UN Warned of Major New Food Crisis at Emergency Meeting in Rome

The world may be on the brink of a major new food crisis caused by environmental disasters and rampant market speculators, the UN was warned today at an emergency meeting on food price inflation.

September 24, 2010 | Source: Common Dreams | by John Vidal

The world may be on the brink of a major new food crisis caused by environmental disasters and rampant market speculators, the UN was warned today at an emergency meeting on food price inflation.

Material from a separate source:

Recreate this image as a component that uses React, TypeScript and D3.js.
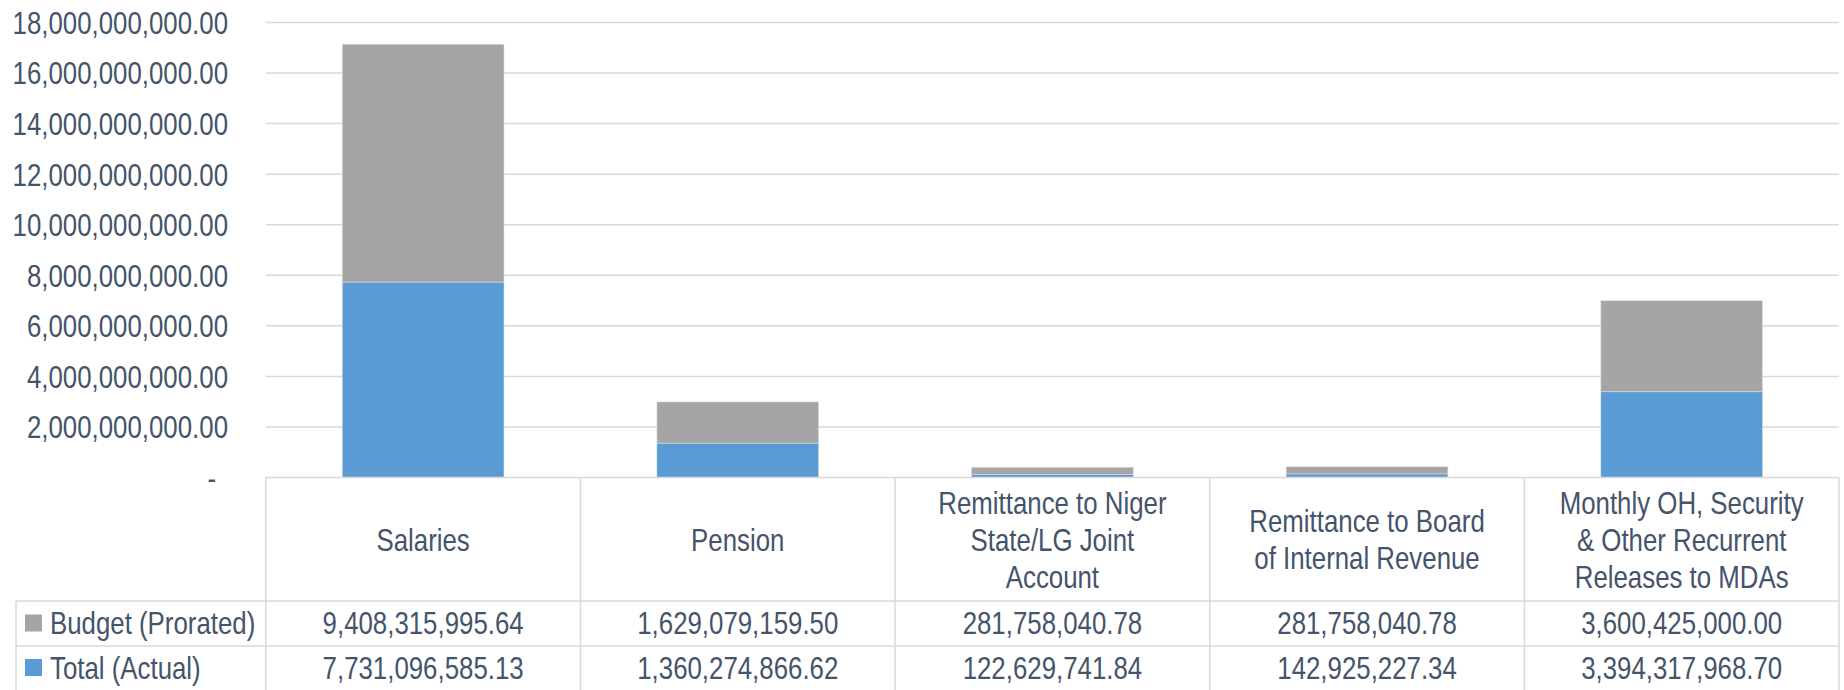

The UN’s Food and Agriculture Organization (FAO) meeting in Rome today was called last month after a heatwave and wildfires in Russia led to a draconian wheat export ban and food riots broke out in Mozambique, killing 13 people. But UN experts heard that pension and hedge funds, sovereign wealth funds and large banks who speculate on commodity markets may also be responsible for inflation in food prices being seen across all continents.

In a new paper released this week, Olivier De Schutter, the UN’s special rapporteur on food, says that the increases in price and the volatility of food commodities can only be explained by the emergence of a “speculative bubble” which he traces back to the early noughties.

“[Beginning in ]2001, food commodities derivatives markets, and commodities indexes began to see an influx of non-traditional investors,” De Schutter writes. “The reason for this was because other markets dried up one by one: the dotcoms vanished at the end of 2001, the stock market soon after, and the US housing market in August 2007. As each bubble burst, these large institutional investors moved into other markets, each traditionally considered more stable than the last. Strong similarities can be seen between the price behavior of food commodities and other refuge values, such as gold.”